Stated task. Leaving the pictures aside, transcribe every line below exactly.
========
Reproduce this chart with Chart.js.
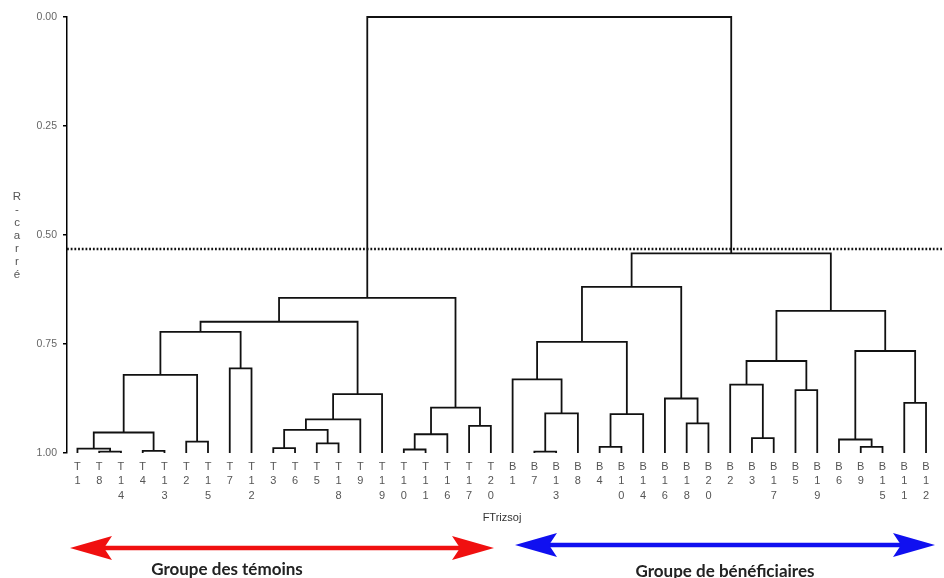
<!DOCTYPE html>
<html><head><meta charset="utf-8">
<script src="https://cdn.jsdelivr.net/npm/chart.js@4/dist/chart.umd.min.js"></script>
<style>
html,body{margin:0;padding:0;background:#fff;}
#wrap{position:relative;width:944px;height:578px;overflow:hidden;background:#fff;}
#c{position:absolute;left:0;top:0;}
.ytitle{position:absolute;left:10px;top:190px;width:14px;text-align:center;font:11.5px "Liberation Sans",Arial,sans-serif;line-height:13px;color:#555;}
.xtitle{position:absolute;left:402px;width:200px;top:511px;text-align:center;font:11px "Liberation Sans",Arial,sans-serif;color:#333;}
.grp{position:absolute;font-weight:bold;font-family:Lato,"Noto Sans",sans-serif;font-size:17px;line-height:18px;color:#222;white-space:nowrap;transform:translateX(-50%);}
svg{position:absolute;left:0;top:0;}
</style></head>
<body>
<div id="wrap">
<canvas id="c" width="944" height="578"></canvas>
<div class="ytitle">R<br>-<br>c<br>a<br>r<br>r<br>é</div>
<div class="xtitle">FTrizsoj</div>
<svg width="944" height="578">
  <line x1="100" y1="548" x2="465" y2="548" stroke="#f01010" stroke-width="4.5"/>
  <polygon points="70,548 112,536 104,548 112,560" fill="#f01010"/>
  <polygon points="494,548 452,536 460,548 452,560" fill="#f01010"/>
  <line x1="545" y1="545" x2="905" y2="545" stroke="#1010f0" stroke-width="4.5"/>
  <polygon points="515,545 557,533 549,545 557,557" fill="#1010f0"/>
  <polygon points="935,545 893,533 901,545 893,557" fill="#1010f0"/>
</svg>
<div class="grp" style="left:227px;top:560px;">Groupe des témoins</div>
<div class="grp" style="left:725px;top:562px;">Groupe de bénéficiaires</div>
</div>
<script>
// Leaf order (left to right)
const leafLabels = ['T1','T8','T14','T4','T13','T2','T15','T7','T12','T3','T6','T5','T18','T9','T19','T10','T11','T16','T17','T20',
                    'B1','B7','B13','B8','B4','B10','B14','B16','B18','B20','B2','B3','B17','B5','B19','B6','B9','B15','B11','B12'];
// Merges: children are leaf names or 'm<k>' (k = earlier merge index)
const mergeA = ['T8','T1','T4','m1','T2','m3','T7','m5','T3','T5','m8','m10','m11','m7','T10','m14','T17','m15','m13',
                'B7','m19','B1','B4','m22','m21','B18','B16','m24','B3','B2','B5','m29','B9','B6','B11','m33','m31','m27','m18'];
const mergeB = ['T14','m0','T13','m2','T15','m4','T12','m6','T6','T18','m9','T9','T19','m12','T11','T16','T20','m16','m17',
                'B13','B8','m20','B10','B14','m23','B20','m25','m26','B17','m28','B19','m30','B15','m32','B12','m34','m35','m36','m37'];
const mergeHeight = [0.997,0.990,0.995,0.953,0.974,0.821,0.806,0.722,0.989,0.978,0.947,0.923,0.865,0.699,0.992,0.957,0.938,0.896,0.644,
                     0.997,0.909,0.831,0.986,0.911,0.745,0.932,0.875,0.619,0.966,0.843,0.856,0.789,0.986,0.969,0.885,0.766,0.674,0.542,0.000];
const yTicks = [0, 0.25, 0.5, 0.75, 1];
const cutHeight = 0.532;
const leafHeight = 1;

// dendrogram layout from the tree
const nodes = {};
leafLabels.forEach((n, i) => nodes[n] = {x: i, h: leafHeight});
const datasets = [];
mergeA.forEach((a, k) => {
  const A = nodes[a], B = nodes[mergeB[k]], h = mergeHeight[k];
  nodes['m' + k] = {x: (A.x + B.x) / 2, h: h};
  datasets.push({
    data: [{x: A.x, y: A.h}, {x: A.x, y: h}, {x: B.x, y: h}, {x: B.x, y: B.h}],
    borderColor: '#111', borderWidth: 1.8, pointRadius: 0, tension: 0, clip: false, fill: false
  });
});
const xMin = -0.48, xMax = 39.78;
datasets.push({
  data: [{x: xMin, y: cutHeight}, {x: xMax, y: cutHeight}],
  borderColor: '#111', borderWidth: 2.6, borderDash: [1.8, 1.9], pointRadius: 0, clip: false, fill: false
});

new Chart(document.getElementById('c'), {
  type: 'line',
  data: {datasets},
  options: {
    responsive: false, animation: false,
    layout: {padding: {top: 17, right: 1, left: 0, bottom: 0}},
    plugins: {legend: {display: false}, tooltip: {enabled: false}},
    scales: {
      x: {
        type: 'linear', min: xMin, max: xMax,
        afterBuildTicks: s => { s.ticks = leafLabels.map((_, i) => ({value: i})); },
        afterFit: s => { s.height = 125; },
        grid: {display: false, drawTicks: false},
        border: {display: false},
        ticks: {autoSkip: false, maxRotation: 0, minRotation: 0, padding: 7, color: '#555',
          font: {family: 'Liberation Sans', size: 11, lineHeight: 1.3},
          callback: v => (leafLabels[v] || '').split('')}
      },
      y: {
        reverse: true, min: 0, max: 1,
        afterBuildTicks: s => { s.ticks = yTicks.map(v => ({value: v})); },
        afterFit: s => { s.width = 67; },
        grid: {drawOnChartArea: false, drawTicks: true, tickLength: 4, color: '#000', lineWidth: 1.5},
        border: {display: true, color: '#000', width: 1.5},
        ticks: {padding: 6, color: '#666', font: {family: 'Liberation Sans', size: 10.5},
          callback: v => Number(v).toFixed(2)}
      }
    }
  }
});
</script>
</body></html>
========
Problem solution.
Reproduce this chart with Chart.js.
<!DOCTYPE html>
<html><head><meta charset="utf-8">
<script src="https://cdn.jsdelivr.net/npm/chart.js@4/dist/chart.umd.min.js"></script>
<style>
html,body{margin:0;padding:0;background:#fff;}
#wrap{position:relative;width:944px;height:578px;overflow:hidden;background:#fff;}
#c{position:absolute;left:0;top:0;}
.ytitle{position:absolute;left:10px;top:190px;width:14px;text-align:center;font:11.5px "Liberation Sans",Arial,sans-serif;line-height:13px;color:#555;}
.xtitle{position:absolute;left:402px;width:200px;top:511px;text-align:center;font:11px "Liberation Sans",Arial,sans-serif;color:#333;}
.grp{position:absolute;font-weight:bold;font-family:Lato,"Noto Sans",sans-serif;font-size:17px;line-height:18px;color:#222;white-space:nowrap;transform:translateX(-50%);}
svg{position:absolute;left:0;top:0;}
</style></head>
<body>
<div id="wrap">
<canvas id="c" width="944" height="578"></canvas>
<div class="ytitle">R<br>-<br>c<br>a<br>r<br>r<br>é</div>
<div class="xtitle">FTrizsoj</div>
<svg width="944" height="578">
  <line x1="100" y1="548" x2="465" y2="548" stroke="#f01010" stroke-width="4.5"/>
  <polygon points="70,548 112,536 104,548 112,560" fill="#f01010"/>
  <polygon points="494,548 452,536 460,548 452,560" fill="#f01010"/>
  <line x1="545" y1="545" x2="905" y2="545" stroke="#1010f0" stroke-width="4.5"/>
  <polygon points="515,545 557,533 549,545 557,557" fill="#1010f0"/>
  <polygon points="935,545 893,533 901,545 893,557" fill="#1010f0"/>
</svg>
<div class="grp" style="left:227px;top:560px;">Groupe des témoins</div>
<div class="grp" style="left:725px;top:562px;">Groupe de bénéficiaires</div>
</div>
<script>
// Leaf order (left to right)
const leafLabels = ['T1','T8','T14','T4','T13','T2','T15','T7','T12','T3','T6','T5','T18','T9','T19','T10','T11','T16','T17','T20',
                    'B1','B7','B13','B8','B4','B10','B14','B16','B18','B20','B2','B3','B17','B5','B19','B6','B9','B15','B11','B12'];
// Merges: children are leaf names or 'm<k>' (k = earlier merge index)
const mergeA = ['T8','T1','T4','m1','T2','m3','T7','m5','T3','T5','m8','m10','m11','m7','T10','m14','T17','m15','m13',
                'B7','m19','B1','B4','m22','m21','B18','B16','m24','B3','B2','B5','m29','B9','B6','B11','m33','m31','m27','m18'];
const mergeB = ['T14','m0','T13','m2','T15','m4','T12','m6','T6','T18','m9','T9','T19','m12','T11','T16','T20','m16','m17',
                'B13','B8','m20','B10','B14','m23','B20','m25','m26','B17','m28','B19','m30','B15','m32','B12','m34','m35','m36','m37'];
const mergeHeight = [0.997,0.990,0.995,0.953,0.974,0.821,0.806,0.722,0.989,0.978,0.947,0.923,0.865,0.699,0.992,0.957,0.938,0.896,0.644,
                     0.997,0.909,0.831,0.986,0.911,0.745,0.932,0.875,0.619,0.966,0.843,0.856,0.789,0.986,0.969,0.885,0.766,0.674,0.542,0.000];
const yTicks = [0, 0.25, 0.5, 0.75, 1];
const cutHeight = 0.532;
const leafHeight = 1;

// dendrogram layout from the tree
const nodes = {};
leafLabels.forEach((n, i) => nodes[n] = {x: i, h: leafHeight});
const datasets = [];
mergeA.forEach((a, k) => {
  const A = nodes[a], B = nodes[mergeB[k]], h = mergeHeight[k];
  nodes['m' + k] = {x: (A.x + B.x) / 2, h: h};
  datasets.push({
    data: [{x: A.x, y: A.h}, {x: A.x, y: h}, {x: B.x, y: h}, {x: B.x, y: B.h}],
    borderColor: '#111', borderWidth: 1.8, pointRadius: 0, tension: 0, clip: false, fill: false
  });
});
const xMin = -0.48, xMax = 39.78;
datasets.push({
  data: [{x: xMin, y: cutHeight}, {x: xMax, y: cutHeight}],
  borderColor: '#111', borderWidth: 2.6, borderDash: [1.8, 1.9], pointRadius: 0, clip: false, fill: false
});

new Chart(document.getElementById('c'), {
  type: 'line',
  data: {datasets},
  options: {
    responsive: false, animation: false,
    layout: {padding: {top: 17, right: 1, left: 0, bottom: 0}},
    plugins: {legend: {display: false}, tooltip: {enabled: false}},
    scales: {
      x: {
        type: 'linear', min: xMin, max: xMax,
        afterBuildTicks: s => { s.ticks = leafLabels.map((_, i) => ({value: i})); },
        afterFit: s => { s.height = 125; },
        grid: {display: false, drawTicks: false},
        border: {display: false},
        ticks: {autoSkip: false, maxRotation: 0, minRotation: 0, padding: 7, color: '#555',
          font: {family: 'Liberation Sans', size: 11, lineHeight: 1.3},
          callback: v => (leafLabels[v] || '').split('')}
      },
      y: {
        reverse: true, min: 0, max: 1,
        afterBuildTicks: s => { s.ticks = yTicks.map(v => ({value: v})); },
        afterFit: s => { s.width = 67; },
        grid: {drawOnChartArea: false, drawTicks: true, tickLength: 4, color: '#000', lineWidth: 1.5},
        border: {display: true, color: '#000', width: 1.5},
        ticks: {padding: 6, color: '#666', font: {family: 'Liberation Sans', size: 10.5},
          callback: v => Number(v).toFixed(2)}
      }
    }
  }
});
</script>
</body></html>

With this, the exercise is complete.